▶ _Required work_
Copy the listing verbatim, excluding any images found in it.
# start of Dataset content
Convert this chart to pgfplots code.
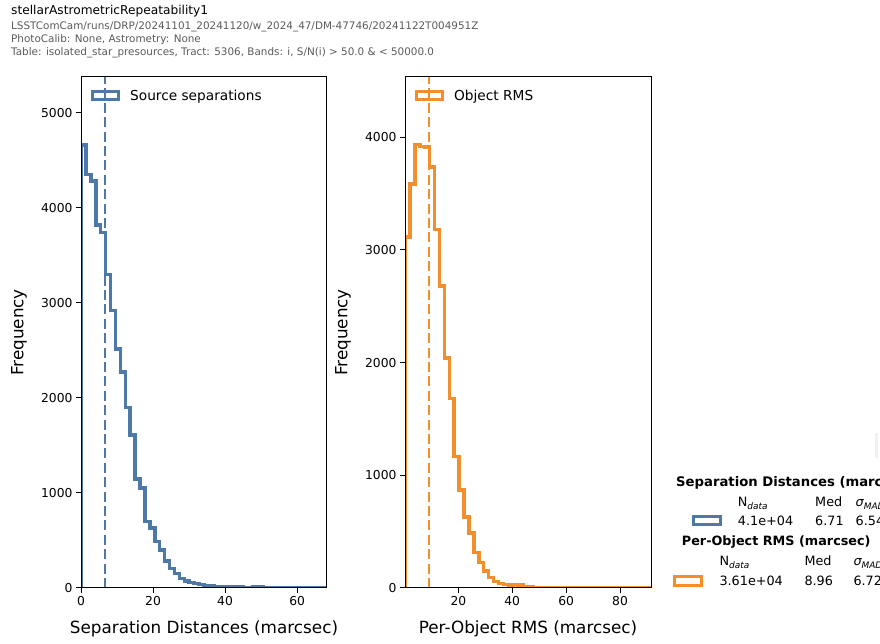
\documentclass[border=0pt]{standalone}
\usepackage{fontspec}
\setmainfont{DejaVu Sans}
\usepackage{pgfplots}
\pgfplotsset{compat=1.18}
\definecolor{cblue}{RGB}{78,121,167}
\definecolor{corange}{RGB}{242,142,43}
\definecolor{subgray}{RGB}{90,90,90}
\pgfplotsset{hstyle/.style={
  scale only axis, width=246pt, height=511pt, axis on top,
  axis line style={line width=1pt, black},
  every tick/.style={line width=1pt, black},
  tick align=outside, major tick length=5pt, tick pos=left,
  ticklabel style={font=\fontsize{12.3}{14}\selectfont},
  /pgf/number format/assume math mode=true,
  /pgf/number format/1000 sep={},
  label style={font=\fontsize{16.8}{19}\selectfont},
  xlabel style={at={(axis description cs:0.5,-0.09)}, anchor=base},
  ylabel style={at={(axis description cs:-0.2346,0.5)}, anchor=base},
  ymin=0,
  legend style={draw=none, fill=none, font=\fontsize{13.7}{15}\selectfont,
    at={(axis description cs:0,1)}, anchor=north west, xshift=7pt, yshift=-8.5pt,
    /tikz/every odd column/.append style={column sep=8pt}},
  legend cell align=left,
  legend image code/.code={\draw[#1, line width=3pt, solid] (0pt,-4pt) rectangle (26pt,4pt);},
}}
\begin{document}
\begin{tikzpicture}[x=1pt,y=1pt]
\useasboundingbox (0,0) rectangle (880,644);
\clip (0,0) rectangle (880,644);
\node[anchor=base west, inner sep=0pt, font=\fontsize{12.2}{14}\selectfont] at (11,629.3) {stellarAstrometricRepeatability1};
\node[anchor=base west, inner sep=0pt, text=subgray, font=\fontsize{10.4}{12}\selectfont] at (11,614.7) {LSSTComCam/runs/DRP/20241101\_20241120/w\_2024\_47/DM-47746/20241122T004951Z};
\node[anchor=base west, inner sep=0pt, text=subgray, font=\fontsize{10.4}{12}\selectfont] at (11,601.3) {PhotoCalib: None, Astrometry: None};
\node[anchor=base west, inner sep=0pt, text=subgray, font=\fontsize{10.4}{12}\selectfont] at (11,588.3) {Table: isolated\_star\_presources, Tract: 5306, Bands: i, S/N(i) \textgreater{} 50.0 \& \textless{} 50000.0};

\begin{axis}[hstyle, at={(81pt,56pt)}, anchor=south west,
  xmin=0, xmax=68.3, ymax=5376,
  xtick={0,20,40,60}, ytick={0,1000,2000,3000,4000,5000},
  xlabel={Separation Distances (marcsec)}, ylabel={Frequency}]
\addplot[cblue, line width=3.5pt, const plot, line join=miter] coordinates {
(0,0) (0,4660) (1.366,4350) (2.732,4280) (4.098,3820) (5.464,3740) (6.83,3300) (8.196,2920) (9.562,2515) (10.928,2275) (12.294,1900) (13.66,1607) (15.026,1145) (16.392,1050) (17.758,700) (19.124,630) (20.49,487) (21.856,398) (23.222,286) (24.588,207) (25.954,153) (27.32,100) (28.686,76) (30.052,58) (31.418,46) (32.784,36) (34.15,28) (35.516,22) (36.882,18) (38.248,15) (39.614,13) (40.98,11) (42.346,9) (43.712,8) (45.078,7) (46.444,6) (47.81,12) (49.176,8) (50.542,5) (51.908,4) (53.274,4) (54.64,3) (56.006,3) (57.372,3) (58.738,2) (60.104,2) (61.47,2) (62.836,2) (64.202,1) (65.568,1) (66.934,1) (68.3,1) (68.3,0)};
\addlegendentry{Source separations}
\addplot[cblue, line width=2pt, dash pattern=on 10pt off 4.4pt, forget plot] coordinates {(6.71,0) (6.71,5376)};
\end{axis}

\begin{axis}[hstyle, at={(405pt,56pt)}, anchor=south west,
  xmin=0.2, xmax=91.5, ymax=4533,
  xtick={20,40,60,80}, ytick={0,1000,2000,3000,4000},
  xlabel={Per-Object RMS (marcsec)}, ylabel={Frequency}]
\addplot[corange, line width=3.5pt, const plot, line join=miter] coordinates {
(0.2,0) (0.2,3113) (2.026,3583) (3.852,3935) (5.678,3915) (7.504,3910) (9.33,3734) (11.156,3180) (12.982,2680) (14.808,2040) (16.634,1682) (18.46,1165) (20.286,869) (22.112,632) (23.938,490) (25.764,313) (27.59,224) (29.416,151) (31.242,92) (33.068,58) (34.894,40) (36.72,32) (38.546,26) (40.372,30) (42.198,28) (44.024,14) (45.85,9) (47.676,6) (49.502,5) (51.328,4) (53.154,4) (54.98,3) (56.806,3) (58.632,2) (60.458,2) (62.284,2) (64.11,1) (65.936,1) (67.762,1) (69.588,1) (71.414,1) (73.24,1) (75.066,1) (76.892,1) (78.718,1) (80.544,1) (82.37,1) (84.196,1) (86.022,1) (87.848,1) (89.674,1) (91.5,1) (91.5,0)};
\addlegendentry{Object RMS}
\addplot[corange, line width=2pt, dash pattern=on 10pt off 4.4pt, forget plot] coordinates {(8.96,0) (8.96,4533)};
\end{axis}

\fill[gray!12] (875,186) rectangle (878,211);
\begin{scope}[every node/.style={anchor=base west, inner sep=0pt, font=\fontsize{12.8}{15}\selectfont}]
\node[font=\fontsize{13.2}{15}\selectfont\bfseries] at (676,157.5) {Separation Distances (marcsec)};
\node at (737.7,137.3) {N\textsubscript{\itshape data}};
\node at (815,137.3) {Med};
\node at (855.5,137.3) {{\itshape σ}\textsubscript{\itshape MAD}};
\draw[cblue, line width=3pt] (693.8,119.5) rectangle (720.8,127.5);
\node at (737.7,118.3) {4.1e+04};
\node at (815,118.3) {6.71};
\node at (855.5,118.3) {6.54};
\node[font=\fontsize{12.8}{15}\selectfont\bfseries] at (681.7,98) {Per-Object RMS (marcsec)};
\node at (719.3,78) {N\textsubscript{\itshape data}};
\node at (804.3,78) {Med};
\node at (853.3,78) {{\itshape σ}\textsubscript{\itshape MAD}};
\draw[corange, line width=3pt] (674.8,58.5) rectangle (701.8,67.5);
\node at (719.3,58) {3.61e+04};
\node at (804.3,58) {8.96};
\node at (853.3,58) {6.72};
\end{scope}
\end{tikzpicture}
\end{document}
# end of Dataset content
▶ _Exercise result_
Convert this chart to pgfplots code.
\documentclass[border=0pt]{standalone}
\usepackage{fontspec}
\setmainfont{DejaVu Sans}
\usepackage{pgfplots}
\pgfplotsset{compat=1.18}
\definecolor{cblue}{RGB}{78,121,167}
\definecolor{corange}{RGB}{242,142,43}
\definecolor{subgray}{RGB}{90,90,90}
\pgfplotsset{hstyle/.style={
  scale only axis, width=246pt, height=511pt, axis on top,
  axis line style={line width=1pt, black},
  every tick/.style={line width=1pt, black},
  tick align=outside, major tick length=5pt, tick pos=left,
  ticklabel style={font=\fontsize{12.3}{14}\selectfont},
  /pgf/number format/assume math mode=true,
  /pgf/number format/1000 sep={},
  label style={font=\fontsize{16.8}{19}\selectfont},
  xlabel style={at={(axis description cs:0.5,-0.09)}, anchor=base},
  ylabel style={at={(axis description cs:-0.2346,0.5)}, anchor=base},
  ymin=0,
  legend style={draw=none, fill=none, font=\fontsize{13.7}{15}\selectfont,
    at={(axis description cs:0,1)}, anchor=north west, xshift=7pt, yshift=-8.5pt,
    /tikz/every odd column/.append style={column sep=8pt}},
  legend cell align=left,
  legend image code/.code={\draw[#1, line width=3pt, solid] (0pt,-4pt) rectangle (26pt,4pt);},
}}
\begin{document}
\begin{tikzpicture}[x=1pt,y=1pt]
\useasboundingbox (0,0) rectangle (880,644);
\clip (0,0) rectangle (880,644);
\node[anchor=base west, inner sep=0pt, font=\fontsize{12.2}{14}\selectfont] at (11,629.3) {stellarAstrometricRepeatability1};
\node[anchor=base west, inner sep=0pt, text=subgray, font=\fontsize{10.4}{12}\selectfont] at (11,614.7) {LSSTComCam/runs/DRP/20241101\_20241120/w\_2024\_47/DM-47746/20241122T004951Z};
\node[anchor=base west, inner sep=0pt, text=subgray, font=\fontsize{10.4}{12}\selectfont] at (11,601.3) {PhotoCalib: None, Astrometry: None};
\node[anchor=base west, inner sep=0pt, text=subgray, font=\fontsize{10.4}{12}\selectfont] at (11,588.3) {Table: isolated\_star\_presources, Tract: 5306, Bands: i, S/N(i) \textgreater{} 50.0 \& \textless{} 50000.0};

\begin{axis}[hstyle, at={(81pt,56pt)}, anchor=south west,
  xmin=0, xmax=68.3, ymax=5376,
  xtick={0,20,40,60}, ytick={0,1000,2000,3000,4000,5000},
  xlabel={Separation Distances (marcsec)}, ylabel={Frequency}]
\addplot[cblue, line width=3.5pt, const plot, line join=miter] coordinates {
(0,0) (0,4660) (1.366,4350) (2.732,4280) (4.098,3820) (5.464,3740) (6.83,3300) (8.196,2920) (9.562,2515) (10.928,2275) (12.294,1900) (13.66,1607) (15.026,1145) (16.392,1050) (17.758,700) (19.124,630) (20.49,487) (21.856,398) (23.222,286) (24.588,207) (25.954,153) (27.32,100) (28.686,76) (30.052,58) (31.418,46) (32.784,36) (34.15,28) (35.516,22) (36.882,18) (38.248,15) (39.614,13) (40.98,11) (42.346,9) (43.712,8) (45.078,7) (46.444,6) (47.81,12) (49.176,8) (50.542,5) (51.908,4) (53.274,4) (54.64,3) (56.006,3) (57.372,3) (58.738,2) (60.104,2) (61.47,2) (62.836,2) (64.202,1) (65.568,1) (66.934,1) (68.3,1) (68.3,0)};
\addlegendentry{Source separations}
\addplot[cblue, line width=2pt, dash pattern=on 10pt off 4.4pt, forget plot] coordinates {(6.71,0) (6.71,5376)};
\end{axis}

\begin{axis}[hstyle, at={(405pt,56pt)}, anchor=south west,
  xmin=0.2, xmax=91.5, ymax=4533,
  xtick={20,40,60,80}, ytick={0,1000,2000,3000,4000},
  xlabel={Per-Object RMS (marcsec)}, ylabel={Frequency}]
\addplot[corange, line width=3.5pt, const plot, line join=miter] coordinates {
(0.2,0) (0.2,3113) (2.026,3583) (3.852,3935) (5.678,3915) (7.504,3910) (9.33,3734) (11.156,3180) (12.982,2680) (14.808,2040) (16.634,1682) (18.46,1165) (20.286,869) (22.112,632) (23.938,490) (25.764,313) (27.59,224) (29.416,151) (31.242,92) (33.068,58) (34.894,40) (36.72,32) (38.546,26) (40.372,30) (42.198,28) (44.024,14) (45.85,9) (47.676,6) (49.502,5) (51.328,4) (53.154,4) (54.98,3) (56.806,3) (58.632,2) (60.458,2) (62.284,2) (64.11,1) (65.936,1) (67.762,1) (69.588,1) (71.414,1) (73.24,1) (75.066,1) (76.892,1) (78.718,1) (80.544,1) (82.37,1) (84.196,1) (86.022,1) (87.848,1) (89.674,1) (91.5,1) (91.5,0)};
\addlegendentry{Object RMS}
\addplot[corange, line width=2pt, dash pattern=on 10pt off 4.4pt, forget plot] coordinates {(8.96,0) (8.96,4533)};
\end{axis}

\fill[gray!12] (875,186) rectangle (878,211);
\begin{scope}[every node/.style={anchor=base west, inner sep=0pt, font=\fontsize{12.8}{15}\selectfont}]
\node[font=\fontsize{13.2}{15}\selectfont\bfseries] at (676,157.5) {Separation Distances (marcsec)};
\node at (737.7,137.3) {N\textsubscript{\itshape data}};
\node at (815,137.3) {Med};
\node at (855.5,137.3) {{\itshape σ}\textsubscript{\itshape MAD}};
\draw[cblue, line width=3pt] (693.8,119.5) rectangle (720.8,127.5);
\node at (737.7,118.3) {4.1e+04};
\node at (815,118.3) {6.71};
\node at (855.5,118.3) {6.54};
\node[font=\fontsize{12.8}{15}\selectfont\bfseries] at (681.7,98) {Per-Object RMS (marcsec)};
\node at (719.3,78) {N\textsubscript{\itshape data}};
\node at (804.3,78) {Med};
\node at (853.3,78) {{\itshape σ}\textsubscript{\itshape MAD}};
\draw[corange, line width=3pt] (674.8,58.5) rectangle (701.8,67.5);
\node at (719.3,58) {3.61e+04};
\node at (804.3,58) {8.96};
\node at (853.3,58) {6.72};
\end{scope}
\end{tikzpicture}
\end{document}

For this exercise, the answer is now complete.